Narrative Therapy helps individuals understand that the way that they think about and talk about their life story is based on a particular set of perspectives. IF we shift these perspectives we can see the same story from a different orientation which changes the tone and mood of the story. Often people think about and talk about themselves in a way that is saturated with problems. IF they look at their stories from a different perspective, they often find strength and success.

— Mark Best, Clinical Social Worker in Vancouver, WA

I primarily utilize narrative therapies in helping others heal from difficult life events. Re-authoring your personal narrative is a powerful and proven way of concluding trauma symptoms and moving forward to a more meaningful and purpose driven life.

— Emily Arth, Licensed Clinical Social Worker in Columbia, MO
 

I use a narrative approach to therapy which is non-blaming and separates problems from people. I am collaborative.

— Rachelle Miller, Licensed Clinical Social Worker in Spokane Valley, WA

The basic tenants of narrative therapy are social justice, social constructivism, and postmodernism. All of that to say, by telling our stories, we can write our own endings. We can get to know our problems, greet them and acknowledge them, and through working with them, decrease or even cease their power over us. Someone who self-harms might be trying to harm the problem, but instead harms themselves. Let's find that problem, pull it out and examine it. To know it, is to have power over it.

— Emily Graham, Therapist in Denver, CO
 

Narrative therapy involves changing the story we tell ourselves. All too often, we focus on the negative aspects of our past, telling and retelling a tragic tale... and when we tell a story of the future (to ourselves or others), it doesn't look much brighter. Let's fix that!

— Jennifer Miller, Counselor in Pensacola, FL

"Narrative therapy is a therapeutic approach that seeks to help people identify their values and the skills and knowledge they have to live these values, so they can effectively confront whatever problems they face. The narrative therapy approach views problems as separate from people and assumes people have many skills, abilities, values, commitments, beliefs and competencies that will assist them in changing their relationship with the problems influencing their lives." From Therapy Den

— Andy Dishman, Licensed Professional Counselor in MARIETTA, GA
 

Change the narrative and discover your purpose in life!!!

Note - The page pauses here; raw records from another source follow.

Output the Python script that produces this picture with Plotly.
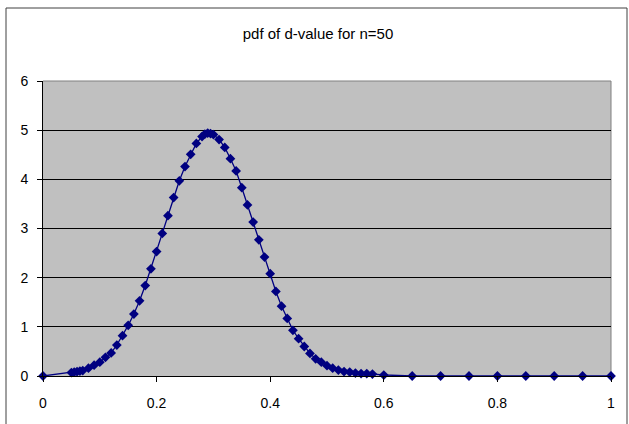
import plotly.graph_objects as go

# d-values and pdf values
d_values = [0, 0.05, 0.055, 0.06, 0.065, 0.07, 0.08, 0.09, 0.10, 0.11, 0.12, 0.13, 0.14,
            0.15, 0.16, 0.17, 0.18, 0.19, 0.20, 0.21, 0.22, 0.23, 0.24, 0.25, 0.26, 0.27,
            0.28, 0.285, 0.29, 0.295, 0.30, 0.31, 0.32, 0.33, 0.34, 0.35, 0.36, 0.37, 0.38,
            0.39, 0.40, 0.41, 0.42, 0.43, 0.44, 0.45, 0.46, 0.47, 0.48, 0.49, 0.50, 0.51,
            0.52, 0.53, 0.54, 0.55, 0.56, 0.57, 0.58, 0.60, 0.65, 0.70, 0.75, 0.80, 0.85,
            0.90, 0.95, 1.00]
pdf_values = [0, 0.07, 0.08, 0.09, 0.10, 0.11, 0.16, 0.22, 0.28, 0.38, 0.47, 0.63, 0.82,
              1.03, 1.26, 1.53, 1.84, 2.18, 2.53, 2.90, 3.26, 3.63, 3.97, 4.26, 4.51, 4.73,
              4.87, 4.92, 4.94, 4.93, 4.91, 4.81, 4.65, 4.42, 4.17, 3.83, 3.48, 3.13, 2.77,
              2.42, 2.08, 1.72, 1.42, 1.17, 0.93, 0.76, 0.60, 0.46, 0.35, 0.28, 0.21, 0.16,
              0.12, 0.09, 0.08, 0.06, 0.05, 0.05, 0.04, 0.02, 0, 0, 0, 0, 0,
              0, 0, 0]

x_ticks = [0, 0.2, 0.4, 0.6, 0.8, 1]
x_tick_labels = ["0", "0.2", "0.4", "0.6", "0.8", "1"]
y_ticks = [0, 1, 2, 3, 4, 5, 6]

title_text = "pdf of d-value for n=50"

font_family = "Arial, Liberation Sans, sans-serif"

fig = go.Figure()
fig.add_trace(go.Scatter(
    x=d_values, y=pdf_values, mode="lines+markers",
    line=dict(color="#000080", width=1.3),
    marker=dict(symbol="diamond", size=7.5, color="#000080"),
    cliponaxis=False, showlegend=False,
))

W, H = 629, 424
L, R, T, B = 43, 18, 81, 48
pw, ph = W - L - R, H - T - B

fig.update_layout(
    width=W, height=H,
    margin=dict(l=L, r=R, t=T, b=B, pad=0),
    paper_bgcolor="white",
    plot_bgcolor="#C0C0C0",
    font=dict(family=font_family, size=14, color="black"),
    title=dict(text=title_text, x=318 / W, xref="container", xanchor="center",
               y=1 - 34 / H, yref="container", yanchor="middle",
               font=dict(family=font_family, size=15, color="black")),
    xaxis=dict(range=[0, 1], tickvals=x_ticks, ticktext=x_tick_labels,
               showgrid=False, zeroline=False, showline=True, linecolor="black",
               linewidth=1, ticks="outside", ticklen=5, tickcolor="black",
               ticklabelstandoff=9),
    yaxis=dict(range=[0, 6], tickvals=y_ticks, showgrid=True, gridcolor="black",
               gridwidth=1, zeroline=False, showline=True, linecolor="black",
               linewidth=1, ticks="outside", ticklen=5, tickcolor="black",
               ticklabelstandoff=6),
    shapes=[
        # plot-area top and right border (grey)
        dict(type="line", xref="paper", yref="paper", x0=0, x1=1, y0=1, y1=1,
             line=dict(color="#808080", width=1), layer="above"),
        dict(type="line", xref="paper", yref="paper", x0=1, x1=1, y0=0, y1=1,
             line=dict(color="#808080", width=1), layer="below"),
        # outer chart border
        dict(type="rect", xref="paper", yref="paper",
             x0=(6 - L) / pw, x1=(627 - L) / pw,
             y0=(H - B - 432) / ph, y1=(H - B - 8) / ph,
             line=dict(color="#404040", width=1), fillcolor="rgba(0,0,0,0)", layer="above"),
    ],
)

fig.write_html("out.html", config={"displayModeBar": False},
               post_script="document.body.style.margin='0px';")
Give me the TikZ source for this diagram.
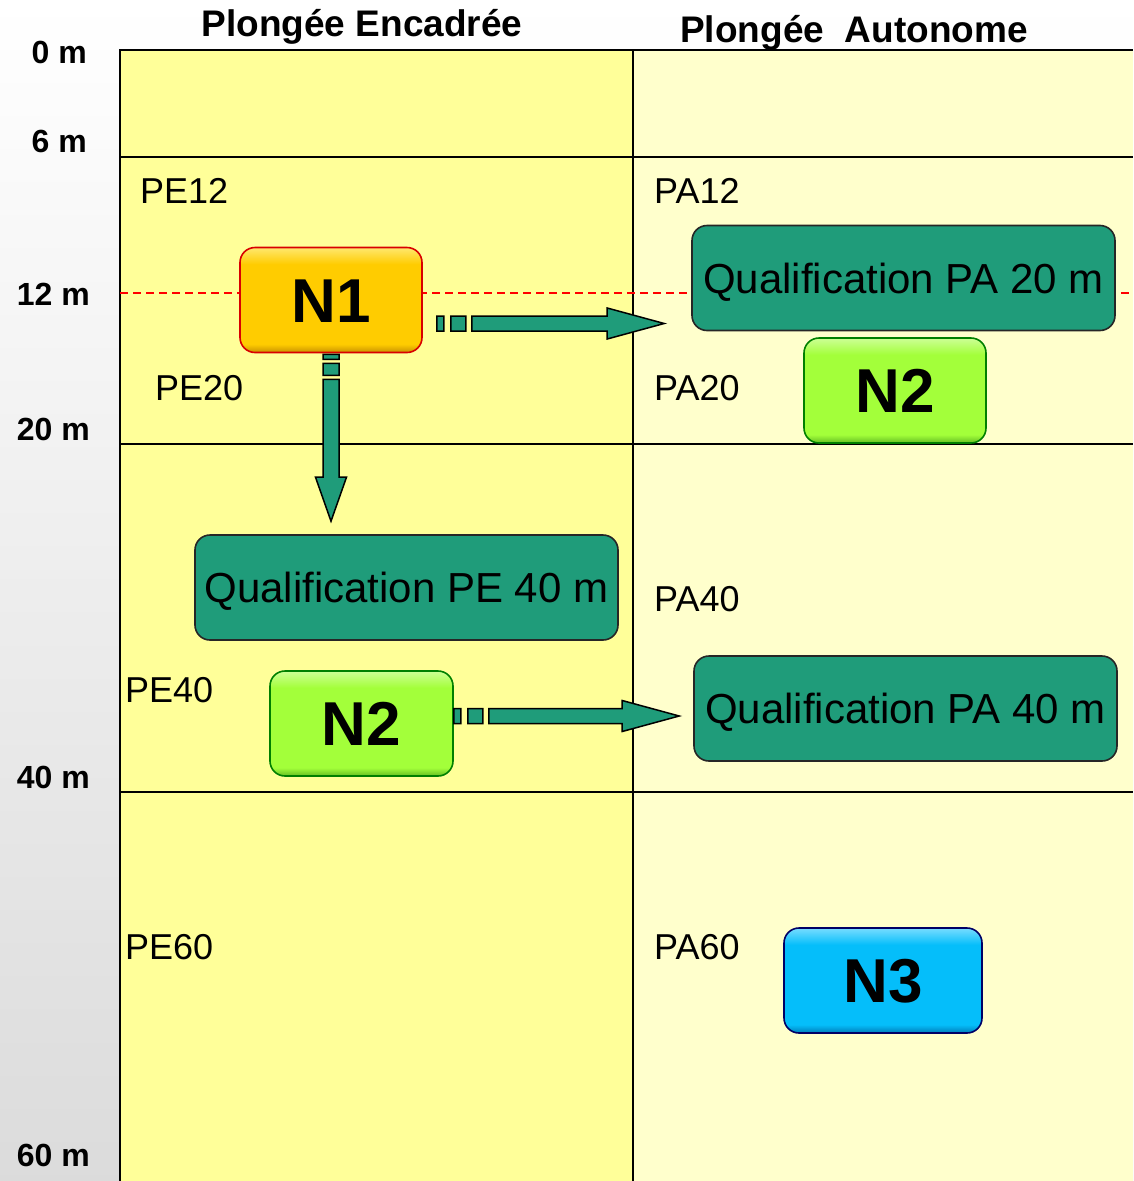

— Iris Cruet-Rubio, Psychotherapist in Gardena, CA

I have a Masters in Narrative Therapy and Community Work from The University of Melbourne and use my trainings to ask therapeutic questions with the people who see me.

— Karen Mittet, Counselor in Bellingham, WA

I studied Narrative Therapy in my graduate program, and currently practice with this approach. I believe everyone has a story to tell, and they can get to choose how to write it. I also use metaphors in my language with clients, as they can bring about another perspective or a way of looking at a problem in a different way.

— Rebecca Garetz, Counselor in Lake Oswego, OR
 

Narrative therapy emphasizes the power of personal narrative. We all have a story to tell, and how we tell it can affect how we think, feel, relate, and act. I use narrative therapy often in my practice. It can be especially helpful for individuals who do not fit into the dominant cultural narrative (e.g., white, heterosexual, cisgender, neurotypical).

— Samantha Auclair, Licensed Professional Counselor Intern in Portland, OR

We all use stories to make sense of our world and to share that understanding with others. Through borrowing tenets from narrative therapy and storytelling frameworks, I provide clients with a unique way to understand where they are in their own journey, how they got there, where they'd like to go next, and how to get moving in the right direction. Narrative therapy provides a great framework for guiding clients to unstick their stuck.